Shekinah is understood in Judaism, and then adopted by Christianity, to be the “uncreated light, fire and luminous cloud” that became visible when God made an appearance on the earth. God’s Shekinah glory announced His presence.

Shekinah glory is not the full inner essence of God’s Being, since God is an invisible Spirit who “dwells in unapproachable light” (1 Tim. 6:16).  But instead, God’s Shekinah is the “out-raying” of that source of Light, like the sunbeams coming directly from the sun. We can’t even look directly at the sun, but we can see and feel and get the benefits of the sun though its rays.
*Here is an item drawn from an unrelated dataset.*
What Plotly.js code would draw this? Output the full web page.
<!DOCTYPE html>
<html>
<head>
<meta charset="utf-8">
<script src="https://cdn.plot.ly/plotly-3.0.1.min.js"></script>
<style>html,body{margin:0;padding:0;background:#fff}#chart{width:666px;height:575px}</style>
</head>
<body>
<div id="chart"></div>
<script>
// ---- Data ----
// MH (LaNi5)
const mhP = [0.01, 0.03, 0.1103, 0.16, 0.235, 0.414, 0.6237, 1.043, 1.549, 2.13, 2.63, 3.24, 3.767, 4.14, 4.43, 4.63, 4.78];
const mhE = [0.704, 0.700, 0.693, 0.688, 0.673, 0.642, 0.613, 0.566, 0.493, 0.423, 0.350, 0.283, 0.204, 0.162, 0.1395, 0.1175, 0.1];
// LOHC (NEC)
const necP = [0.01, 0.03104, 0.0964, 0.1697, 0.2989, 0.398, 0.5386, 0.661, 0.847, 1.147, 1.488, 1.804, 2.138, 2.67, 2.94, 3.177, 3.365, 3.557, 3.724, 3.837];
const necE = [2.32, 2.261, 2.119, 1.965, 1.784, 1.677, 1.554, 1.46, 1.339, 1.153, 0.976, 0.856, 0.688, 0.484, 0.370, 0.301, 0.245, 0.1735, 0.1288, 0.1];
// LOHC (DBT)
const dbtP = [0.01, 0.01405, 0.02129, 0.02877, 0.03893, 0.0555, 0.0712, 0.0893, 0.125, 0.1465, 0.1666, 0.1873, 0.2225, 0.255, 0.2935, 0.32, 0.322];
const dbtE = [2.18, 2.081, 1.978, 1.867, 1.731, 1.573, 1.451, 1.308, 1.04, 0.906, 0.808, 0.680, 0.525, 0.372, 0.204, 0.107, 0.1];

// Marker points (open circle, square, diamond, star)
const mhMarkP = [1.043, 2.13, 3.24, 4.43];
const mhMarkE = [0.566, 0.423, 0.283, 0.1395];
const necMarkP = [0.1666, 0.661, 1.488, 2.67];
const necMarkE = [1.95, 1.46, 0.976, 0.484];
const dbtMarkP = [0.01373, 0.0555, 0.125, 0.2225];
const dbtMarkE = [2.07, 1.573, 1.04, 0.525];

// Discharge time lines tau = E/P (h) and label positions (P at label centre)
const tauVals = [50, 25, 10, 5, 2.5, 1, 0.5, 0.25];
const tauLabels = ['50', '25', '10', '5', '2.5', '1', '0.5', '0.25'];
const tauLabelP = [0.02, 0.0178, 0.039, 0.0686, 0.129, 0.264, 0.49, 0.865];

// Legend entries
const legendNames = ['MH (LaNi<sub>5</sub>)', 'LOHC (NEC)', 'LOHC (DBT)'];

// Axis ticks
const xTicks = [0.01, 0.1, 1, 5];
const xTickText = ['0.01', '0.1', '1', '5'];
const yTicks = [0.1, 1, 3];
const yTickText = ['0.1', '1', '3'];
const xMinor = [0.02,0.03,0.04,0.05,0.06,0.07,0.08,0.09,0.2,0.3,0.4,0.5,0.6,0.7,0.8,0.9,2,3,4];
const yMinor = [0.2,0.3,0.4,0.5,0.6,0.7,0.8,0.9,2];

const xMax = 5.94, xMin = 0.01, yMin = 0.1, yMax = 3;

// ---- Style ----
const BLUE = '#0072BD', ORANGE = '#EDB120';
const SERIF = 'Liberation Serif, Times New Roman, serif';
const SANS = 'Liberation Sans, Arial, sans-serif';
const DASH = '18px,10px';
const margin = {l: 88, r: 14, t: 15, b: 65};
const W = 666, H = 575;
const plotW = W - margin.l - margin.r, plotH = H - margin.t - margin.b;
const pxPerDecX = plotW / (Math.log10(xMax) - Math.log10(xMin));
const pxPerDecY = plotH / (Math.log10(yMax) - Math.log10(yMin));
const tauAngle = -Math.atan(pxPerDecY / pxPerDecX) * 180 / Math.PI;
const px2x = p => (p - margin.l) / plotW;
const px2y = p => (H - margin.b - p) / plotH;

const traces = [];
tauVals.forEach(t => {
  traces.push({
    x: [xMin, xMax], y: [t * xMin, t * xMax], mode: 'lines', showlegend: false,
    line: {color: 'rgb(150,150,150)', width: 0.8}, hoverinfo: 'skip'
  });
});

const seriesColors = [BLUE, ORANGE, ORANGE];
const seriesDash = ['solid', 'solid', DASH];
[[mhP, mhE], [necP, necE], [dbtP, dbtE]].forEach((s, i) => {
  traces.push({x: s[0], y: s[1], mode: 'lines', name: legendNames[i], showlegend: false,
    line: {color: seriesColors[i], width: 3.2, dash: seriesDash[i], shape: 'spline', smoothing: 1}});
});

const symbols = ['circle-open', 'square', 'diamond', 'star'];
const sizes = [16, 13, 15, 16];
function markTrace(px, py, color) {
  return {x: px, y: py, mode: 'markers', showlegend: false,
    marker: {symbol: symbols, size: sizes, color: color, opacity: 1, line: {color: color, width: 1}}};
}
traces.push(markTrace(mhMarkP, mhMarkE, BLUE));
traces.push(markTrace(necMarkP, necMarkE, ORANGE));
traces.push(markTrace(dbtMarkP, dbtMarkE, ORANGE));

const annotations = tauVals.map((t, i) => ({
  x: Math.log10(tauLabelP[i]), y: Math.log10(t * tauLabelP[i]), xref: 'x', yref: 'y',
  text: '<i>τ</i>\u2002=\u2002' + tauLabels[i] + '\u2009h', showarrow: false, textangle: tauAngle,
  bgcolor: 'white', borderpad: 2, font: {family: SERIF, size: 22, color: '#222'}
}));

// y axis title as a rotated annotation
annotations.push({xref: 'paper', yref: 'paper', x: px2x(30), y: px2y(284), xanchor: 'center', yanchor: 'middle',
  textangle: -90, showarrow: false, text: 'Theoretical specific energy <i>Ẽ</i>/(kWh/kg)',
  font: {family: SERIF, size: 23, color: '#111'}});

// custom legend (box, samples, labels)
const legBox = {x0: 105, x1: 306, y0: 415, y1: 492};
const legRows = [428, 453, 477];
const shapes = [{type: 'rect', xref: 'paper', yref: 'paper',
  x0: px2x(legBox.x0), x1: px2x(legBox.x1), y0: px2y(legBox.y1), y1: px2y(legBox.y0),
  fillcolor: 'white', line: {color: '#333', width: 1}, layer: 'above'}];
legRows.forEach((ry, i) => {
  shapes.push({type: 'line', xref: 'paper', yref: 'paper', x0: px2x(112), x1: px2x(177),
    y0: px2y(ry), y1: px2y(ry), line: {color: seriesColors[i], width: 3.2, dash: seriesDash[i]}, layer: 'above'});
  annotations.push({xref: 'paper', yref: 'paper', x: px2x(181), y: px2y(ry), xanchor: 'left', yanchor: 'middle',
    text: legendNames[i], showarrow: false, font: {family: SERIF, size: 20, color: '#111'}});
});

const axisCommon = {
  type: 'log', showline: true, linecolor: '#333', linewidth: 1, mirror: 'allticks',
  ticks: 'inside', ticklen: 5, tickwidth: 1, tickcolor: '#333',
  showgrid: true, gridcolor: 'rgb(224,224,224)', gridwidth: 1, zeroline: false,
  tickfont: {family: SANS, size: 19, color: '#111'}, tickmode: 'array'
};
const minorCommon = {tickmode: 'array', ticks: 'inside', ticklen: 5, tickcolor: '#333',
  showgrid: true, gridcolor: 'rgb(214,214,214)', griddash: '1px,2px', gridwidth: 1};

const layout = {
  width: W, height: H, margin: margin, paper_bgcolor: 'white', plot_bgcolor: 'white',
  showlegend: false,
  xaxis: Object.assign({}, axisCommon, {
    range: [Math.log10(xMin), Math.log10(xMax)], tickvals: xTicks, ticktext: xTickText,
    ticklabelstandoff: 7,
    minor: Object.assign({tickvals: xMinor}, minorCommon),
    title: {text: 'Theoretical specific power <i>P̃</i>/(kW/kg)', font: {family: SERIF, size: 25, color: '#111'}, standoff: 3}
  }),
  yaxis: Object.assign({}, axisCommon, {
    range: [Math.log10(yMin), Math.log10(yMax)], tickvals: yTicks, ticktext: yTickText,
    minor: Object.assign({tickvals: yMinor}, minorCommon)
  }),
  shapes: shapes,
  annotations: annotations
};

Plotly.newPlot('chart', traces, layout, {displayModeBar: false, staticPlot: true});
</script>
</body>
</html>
The Shekinah is the sunbeam from the “Father of Lights.” Isn’t it wonderful that the palmist exclaims that “Yahweh God is the sun!” (Ps. 84:11).

Shekinah has been described as when the Omnipresent One becomes localized, when the Invisible One becomes visible.

Shekinah is God’s visible glory pulsating outwards from the spiritual energy of God’s Being, the flowing out of light from the “consuming fire” of God’s essence . (Ex. 24;17).

Shekinah is also equivalent to the Biblical terms “My Glory,”  “The Cloud,” “The Pillar of Cloud,” “My Presence,” and “the Cloud of Yahweh” in the eyes of rabbinic authorities.

“For the cloud of Yahweh was above the tabernacle by day, and fire was over it by night, in the sight of all the house of Israel, throughout all their journeys.” (Exodus 40:38).